_Provided material_

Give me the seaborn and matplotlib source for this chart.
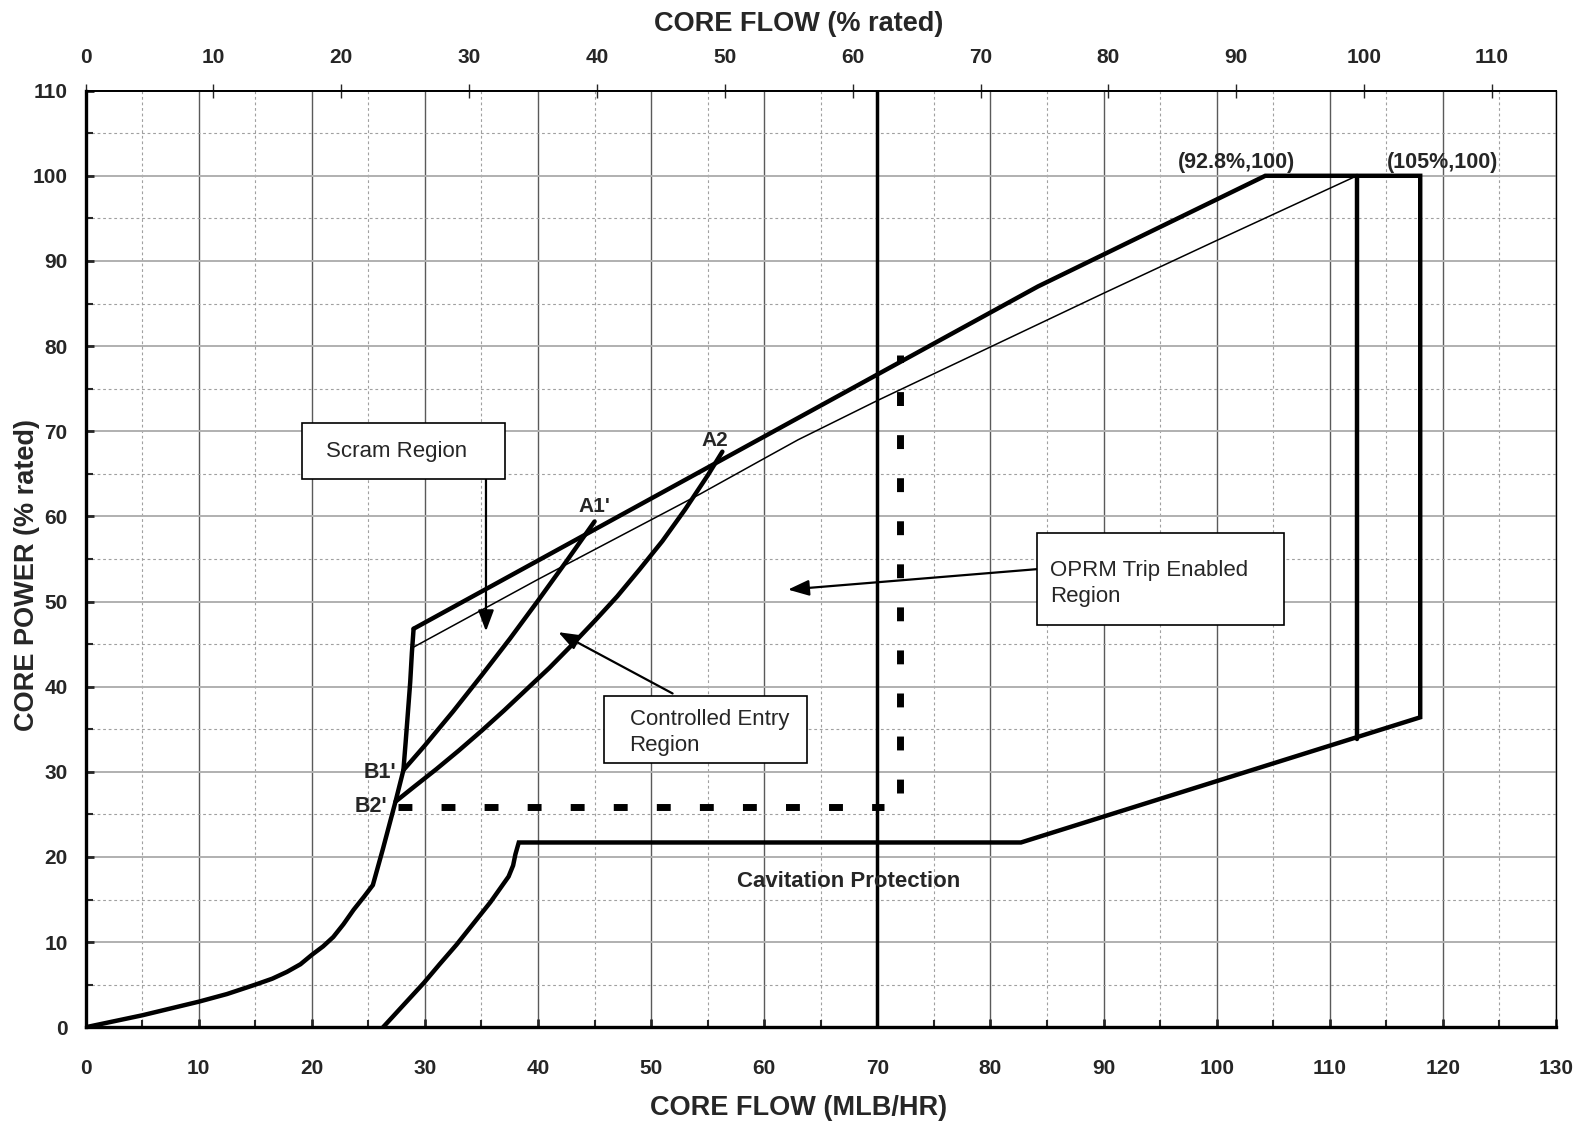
import matplotlib
matplotlib.use("Agg")
import matplotlib.pyplot as plt
import seaborn as sns
from matplotlib.patches import Rectangle

# values (flow in MLB/HR, power in % rated)
natcirc_flow = [0, 2.5, 5, 7.5, 10, 12.5, 15, 16.5, 17.8, 19, 20, 21, 21.9, 22.8, 23.7, 24.6, 25.4,
                26.3, 27.4, 28.1, 28.3, 28.5, 28.7, 28.85, 29.0]
natcirc_power = [0, 0.7, 1.4, 2.2, 3.0, 3.9, 5.0, 5.7, 6.5, 7.4, 8.5, 9.5, 10.6, 12.1, 13.8, 15.3, 16.7,
                 21.0, 26.5, 30.2, 33.5, 37.0, 40.5, 44.0, 46.8]

boundary_flow = [29.0, 84.2, 104.3, 118.0, 118.0, 82.7, 38.3, 38.0, 37.8, 37.4, 36.6, 35.8, 34.3,
                 32.8, 31.3, 29.9, 28.1, 26.3]
boundary_power = [46.8, 87.0, 100, 100, 36.4, 21.7, 21.7, 20.3, 19.0, 17.7, 16.2, 14.7, 12.2,
                  9.7, 7.4, 5.2, 2.6, 0]

setpoint_flow = [28.8, 40, 54.3, 60, 63, 66.5, 70, 80, 90, 100, 112.4]
setpoint_power = [44.5, 52.6, 62.6, 66.8, 69.0, 71.3, 73.6, 79.9, 86.2, 92.4, 100]

rated_flow = [112.4, 112.4]
rated_power = [100, 33.9]

a1_flow = [28.1, 30, 32.5, 35, 37.5, 40, 42.5, 45.0]
a1_power = [30.2, 33.1, 37.1, 41.3, 45.6, 50.1, 54.7, 59.4]

a2_flow = [27.4, 29, 31, 33, 35, 37, 39, 41, 43, 45, 47, 49, 51, 53, 55, 56.3]
a2_power = [26.5, 28.2, 30.3, 32.5, 34.8, 37.2, 39.7, 42.2, 44.9, 47.7, 50.6, 53.8, 57.1, 60.8, 64.8, 67.6]

min_flow_line = 70
dash_h_flow = [27.6, 70.6]
dash_h_power = [25.9, 25.9]
dash_v_flow = [72.0, 72.0]
dash_v_power = [27.5, 78.9]

flow_ticks = list(range(0, 131, 10))
power_ticks = list(range(0, 111, 10))
pct_ticks = list(range(0, 111, 10))
flow_max = 130
pct_max = 115  # top axis runs 0-115 % over 0-130 MLB/HR

sns.set_style("white")
plt.rcParams['font.family'] = ['Liberation Sans', 'DejaVu Sans']
plt.rcParams['font.weight'] = 'bold'
plt.rcParams['lines.scale_dashes'] = False

fig = plt.figure(figsize=(15.79, 11.26), dpi=100)
ax = fig.add_axes([0.0542, 0.0877, 0.9312, 0.8318])
ax.set_xlim(0, flow_max)
ax.set_ylim(0, 110)

# grid
ax.set_xticks(flow_ticks)
ax.set_xticks(range(5, 131, 10), minor=True)
ax.set_yticks(power_ticks)
ax.set_yticks(range(5, 111, 10), minor=True)
ax.grid(which='major', axis='x', color='#5a5a5a', lw=1.0, zorder=0)
ax.grid(which='major', axis='y', color='#b0b0b0', lw=1.4, zorder=0)
ax.grid(which='minor', color='#a0a0a0', ls=(0, (2, 2)), lw=0.8, zorder=0)
ax.set_axisbelow(True)

thick = 3.2
sns.lineplot(x=natcirc_flow, y=natcirc_power, sort=False, estimator=None, color='black', lw=thick, ax=ax)
sns.lineplot(x=boundary_flow, y=boundary_power, sort=False, estimator=None, color='black', lw=thick, ax=ax)
sns.lineplot(x=setpoint_flow, y=setpoint_power, sort=False, estimator=None, color='black', lw=1.1, ax=ax)
sns.lineplot(x=rated_flow, y=rated_power, sort=False, estimator=None, color='black', lw=thick, ax=ax)
sns.lineplot(x=a1_flow, y=a1_power, sort=False, estimator=None, color='black', lw=thick, ax=ax)
sns.lineplot(x=a2_flow, y=a2_power, sort=False, estimator=None, color='black', lw=thick, ax=ax)
ax.axvline(min_flow_line, color='black', lw=2.5)
ax.plot(dash_h_flow, dash_h_power, color='black', lw=5, linestyle=(0, (10, 21)))
ax.plot(dash_v_flow, dash_v_power, color='black', lw=5, linestyle=(0, (10, 21)))
for ln in ax.lines:
    ln.set_solid_joinstyle('miter')

# text boxes with arrows
def box(x0, x1, y0, y1, text, tx, ty):
    ax.add_patch(Rectangle((x0, y0), x1 - x0, y1 - y0, facecolor='white',
                           edgecolor='black', lw=1.2, zorder=5))
    ax.text(tx, ty, text, ha='left', va='center', fontsize=16, fontweight='normal',
            linespacing=1.3, zorder=6)

arrow = dict(arrowstyle='-|>,head_length=0.8,head_width=0.3', color='black', lw=1.6,
             mutation_scale=16, shrinkA=0, shrinkB=0)

box(19.1, 37.1, 64.4, 71.0, "Scram Region", 21.3, 67.6)
ax.annotate('', xy=(35.4, 46.5), xytext=(35.4, 64.4), arrowprops=arrow, zorder=4)

box(45.8, 63.8, 31.0, 38.9, "Controlled Entry\nRegion", 48.1, 34.6)
ax.annotate('', xy=(41.8, 46.4), xytext=(51.9, 39.2), arrowprops=arrow, zorder=4)

box(84.1, 106.0, 47.3, 58.0, "OPRM Trip Enabled\nRegion", 85.3, 52.1)
ax.annotate('', xy=(62.1, 51.4), xytext=(84.1, 53.8), arrowprops=arrow, zorder=4)

# point labels
ax.text(45.0, 61.2, "A1'", ha='center', va='center', fontsize=15)
ax.text(55.6, 68.9, "A2", ha='center', va='center', fontsize=15)
ax.text(27.5, 29.9, "B1'", ha='right', va='center', fontsize=15.5)
ax.text(26.7, 25.9, "B2'", ha='right', va='center', fontsize=15.5)
ax.text(101.8, 101.6, "(92.8%,100)", ha='center', va='center', fontsize=15.5)
ax.text(120.0, 101.6, "(105%,100)", ha='center', va='center', fontsize=15.5)
ax.text(67.5, 17.1, "Cavitation Protection", ha='center', va='center', fontsize=16)

# axes styling
for side, w in [('left', 2.4), ('bottom', 2.4), ('top', 1.4), ('right', 1.0)]:
    ax.spines[side].set_visible(True)
    ax.spines[side].set_linewidth(w)
    ax.spines[side].set_color('black')
ax.tick_params(axis='x', which='major', direction='in', length=6, width=2, labelsize=15, pad=23, top=False, bottom=True)
ax.tick_params(axis='x', which='minor', direction='in', length=5, width=1.5, top=False, bottom=True)
ax.tick_params(axis='y', which='major', direction='in', length=6, width=2, labelsize=15, pad=13, left=True)
ax.tick_params(axis='y', which='minor', direction='in', length=5, width=1.5, left=True)

secax = ax.secondary_xaxis('top', functions=(lambda x: x * pct_max / flow_max,
                                             lambda p: p * flow_max / pct_max))
secax.set_xticks(pct_ticks)
secax.tick_params(direction='inout', length=10, width=1, labelsize=15, pad=12)
secax.spines['top'].set_linewidth(1.4)

fig.text(798.6 / 1579, 1 - 1108 / 1126, "CORE FLOW (MLB/HR)", ha='center', va='center', fontsize=19.5)
fig.text(798.6 / 1579, 1 - 24 / 1126, "CORE FLOW (% rated)", ha='center', va='center', fontsize=19.5)
fig.text(27.2 / 1579, 1 - 575 / 1126, "CORE POWER (% rated)", ha='center', va='center',
         rotation=90, fontsize=19.5)

fig.savefig("out.png", dpi=100, facecolor='white')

_What is expected_
Repeat, with no pictures, each line from the beginning of the data through the line containing "21.0, 26.5, 30.2, 33.5, 37.0, 40.5, 44.0, 46.8]", inclusive.

_Reply_
Give me the seaborn and matplotlib source for this chart.
import matplotlib
matplotlib.use("Agg")
import matplotlib.pyplot as plt
import seaborn as sns
from matplotlib.patches import Rectangle

# values (flow in MLB/HR, power in % rated)
natcirc_flow = [0, 2.5, 5, 7.5, 10, 12.5, 15, 16.5, 17.8, 19, 20, 21, 21.9, 22.8, 23.7, 24.6, 25.4,
                26.3, 27.4, 28.1, 28.3, 28.5, 28.7, 28.85, 29.0]
natcirc_power = [0, 0.7, 1.4, 2.2, 3.0, 3.9, 5.0, 5.7, 6.5, 7.4, 8.5, 9.5, 10.6, 12.1, 13.8, 15.3, 16.7,
                 21.0, 26.5, 30.2, 33.5, 37.0, 40.5, 44.0, 46.8]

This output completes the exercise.